• **AIM OF THE TASK**
Reproduce all the lines exactly as they stand, apart from the pictures.

• **DATA BLOCK**
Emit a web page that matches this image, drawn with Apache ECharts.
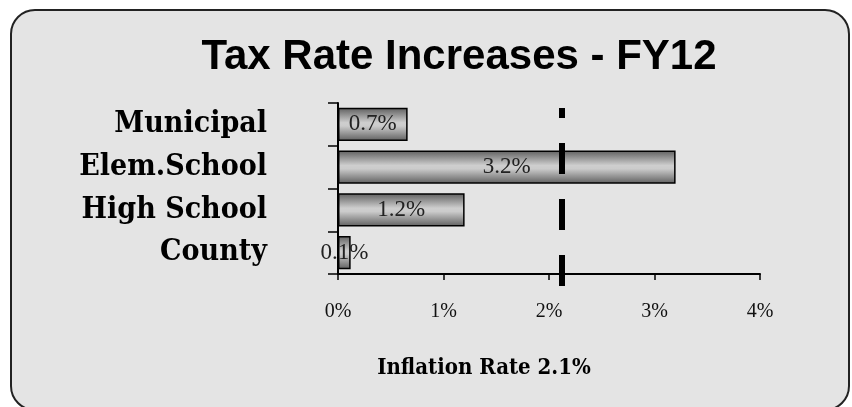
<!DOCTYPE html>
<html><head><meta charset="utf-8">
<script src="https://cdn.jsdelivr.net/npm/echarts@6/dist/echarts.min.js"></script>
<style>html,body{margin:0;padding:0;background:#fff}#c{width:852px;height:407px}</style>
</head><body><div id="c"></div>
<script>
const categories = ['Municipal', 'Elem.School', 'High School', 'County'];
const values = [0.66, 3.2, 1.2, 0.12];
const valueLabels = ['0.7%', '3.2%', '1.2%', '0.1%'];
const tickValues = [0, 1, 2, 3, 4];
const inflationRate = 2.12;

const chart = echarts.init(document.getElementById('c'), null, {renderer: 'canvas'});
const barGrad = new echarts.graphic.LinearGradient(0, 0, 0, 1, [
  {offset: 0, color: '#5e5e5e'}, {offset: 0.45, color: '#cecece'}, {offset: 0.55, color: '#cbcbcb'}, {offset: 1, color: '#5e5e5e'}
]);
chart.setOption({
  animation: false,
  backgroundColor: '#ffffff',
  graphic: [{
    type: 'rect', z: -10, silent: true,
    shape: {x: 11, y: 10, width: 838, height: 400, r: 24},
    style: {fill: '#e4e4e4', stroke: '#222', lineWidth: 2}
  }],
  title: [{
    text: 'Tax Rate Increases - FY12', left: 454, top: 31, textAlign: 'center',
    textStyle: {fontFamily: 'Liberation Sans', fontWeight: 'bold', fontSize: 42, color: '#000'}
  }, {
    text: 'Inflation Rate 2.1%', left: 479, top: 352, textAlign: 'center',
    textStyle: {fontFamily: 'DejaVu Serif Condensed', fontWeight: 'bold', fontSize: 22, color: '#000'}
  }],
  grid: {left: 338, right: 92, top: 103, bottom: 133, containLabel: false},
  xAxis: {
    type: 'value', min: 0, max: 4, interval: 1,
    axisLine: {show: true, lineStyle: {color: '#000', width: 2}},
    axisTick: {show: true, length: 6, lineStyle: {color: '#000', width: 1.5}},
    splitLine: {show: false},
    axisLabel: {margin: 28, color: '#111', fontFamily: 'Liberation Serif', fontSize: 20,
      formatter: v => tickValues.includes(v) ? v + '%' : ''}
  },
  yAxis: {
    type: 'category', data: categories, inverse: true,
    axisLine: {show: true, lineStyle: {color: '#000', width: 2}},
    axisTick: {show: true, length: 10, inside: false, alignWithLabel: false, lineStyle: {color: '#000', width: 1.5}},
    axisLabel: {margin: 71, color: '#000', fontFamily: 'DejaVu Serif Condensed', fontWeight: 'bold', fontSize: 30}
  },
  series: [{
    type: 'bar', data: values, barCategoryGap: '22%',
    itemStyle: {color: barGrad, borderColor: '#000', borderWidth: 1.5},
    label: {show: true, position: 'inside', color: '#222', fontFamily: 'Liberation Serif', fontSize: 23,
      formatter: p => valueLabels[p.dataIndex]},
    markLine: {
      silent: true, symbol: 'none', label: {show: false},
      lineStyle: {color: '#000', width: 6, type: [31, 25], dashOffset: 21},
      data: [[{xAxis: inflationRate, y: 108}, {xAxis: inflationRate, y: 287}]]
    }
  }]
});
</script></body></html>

• **TASK OUTPUT**
Emit a web page that matches this image, drawn with Apache ECharts.
<!DOCTYPE html>
<html><head><meta charset="utf-8">
<script src="https://cdn.jsdelivr.net/npm/echarts@6/dist/echarts.min.js"></script>
<style>html,body{margin:0;padding:0;background:#fff}#c{width:852px;height:407px}</style>
</head><body><div id="c"></div>
<script>
const categories = ['Municipal', 'Elem.School', 'High School', 'County'];
const values = [0.66, 3.2, 1.2, 0.12];
const valueLabels = ['0.7%', '3.2%', '1.2%', '0.1%'];
const tickValues = [0, 1, 2, 3, 4];
const inflationRate = 2.12;

const chart = echarts.init(document.getElementById('c'), null, {renderer: 'canvas'});
const barGrad = new echarts.graphic.LinearGradient(0, 0, 0, 1, [
  {offset: 0, color: '#5e5e5e'}, {offset: 0.45, color: '#cecece'}, {offset: 0.55, color: '#cbcbcb'}, {offset: 1, color: '#5e5e5e'}
]);
chart.setOption({
  animation: false,
  backgroundColor: '#ffffff',
  graphic: [{
    type: 'rect', z: -10, silent: true,
    shape: {x: 11, y: 10, width: 838, height: 400, r: 24},
    style: {fill: '#e4e4e4', stroke: '#222', lineWidth: 2}
  }],
  title: [{
    text: 'Tax Rate Increases - FY12', left: 454, top: 31, textAlign: 'center',
    textStyle: {fontFamily: 'Liberation Sans', fontWeight: 'bold', fontSize: 42, color: '#000'}
  }, {
    text: 'Inflation Rate 2.1%', left: 479, top: 352, textAlign: 'center',
    textStyle: {fontFamily: 'DejaVu Serif Condensed', fontWeight: 'bold', fontSize: 22, color: '#000'}
  }],
  grid: {left: 338, right: 92, top: 103, bottom: 133, containLabel: false},
  xAxis: {
    type: 'value', min: 0, max: 4, interval: 1,
    axisLine: {show: true, lineStyle: {color: '#000', width: 2}},
    axisTick: {show: true, length: 6, lineStyle: {color: '#000', width: 1.5}},
    splitLine: {show: false},
    axisLabel: {margin: 28, color: '#111', fontFamily: 'Liberation Serif', fontSize: 20,
      formatter: v => tickValues.includes(v) ? v + '%' : ''}
  },
  yAxis: {
    type: 'category', data: categories, inverse: true,
    axisLine: {show: true, lineStyle: {color: '#000', width: 2}},
    axisTick: {show: true, length: 10, inside: false, alignWithLabel: false, lineStyle: {color: '#000', width: 1.5}},
    axisLabel: {margin: 71, color: '#000', fontFamily: 'DejaVu Serif Condensed', fontWeight: 'bold', fontSize: 30}
  },
  series: [{
    type: 'bar', data: values, barCategoryGap: '22%',
    itemStyle: {color: barGrad, borderColor: '#000', borderWidth: 1.5},
    label: {show: true, position: 'inside', color: '#222', fontFamily: 'Liberation Serif', fontSize: 23,
      formatter: p => valueLabels[p.dataIndex]},
    markLine: {
      silent: true, symbol: 'none', label: {show: false},
      lineStyle: {color: '#000', width: 6, type: [31, 25], dashOffset: 21},
      data: [[{xAxis: inflationRate, y: 108}, {xAxis: inflationRate, y: 287}]]
    }
  }]
});
</script></body></html>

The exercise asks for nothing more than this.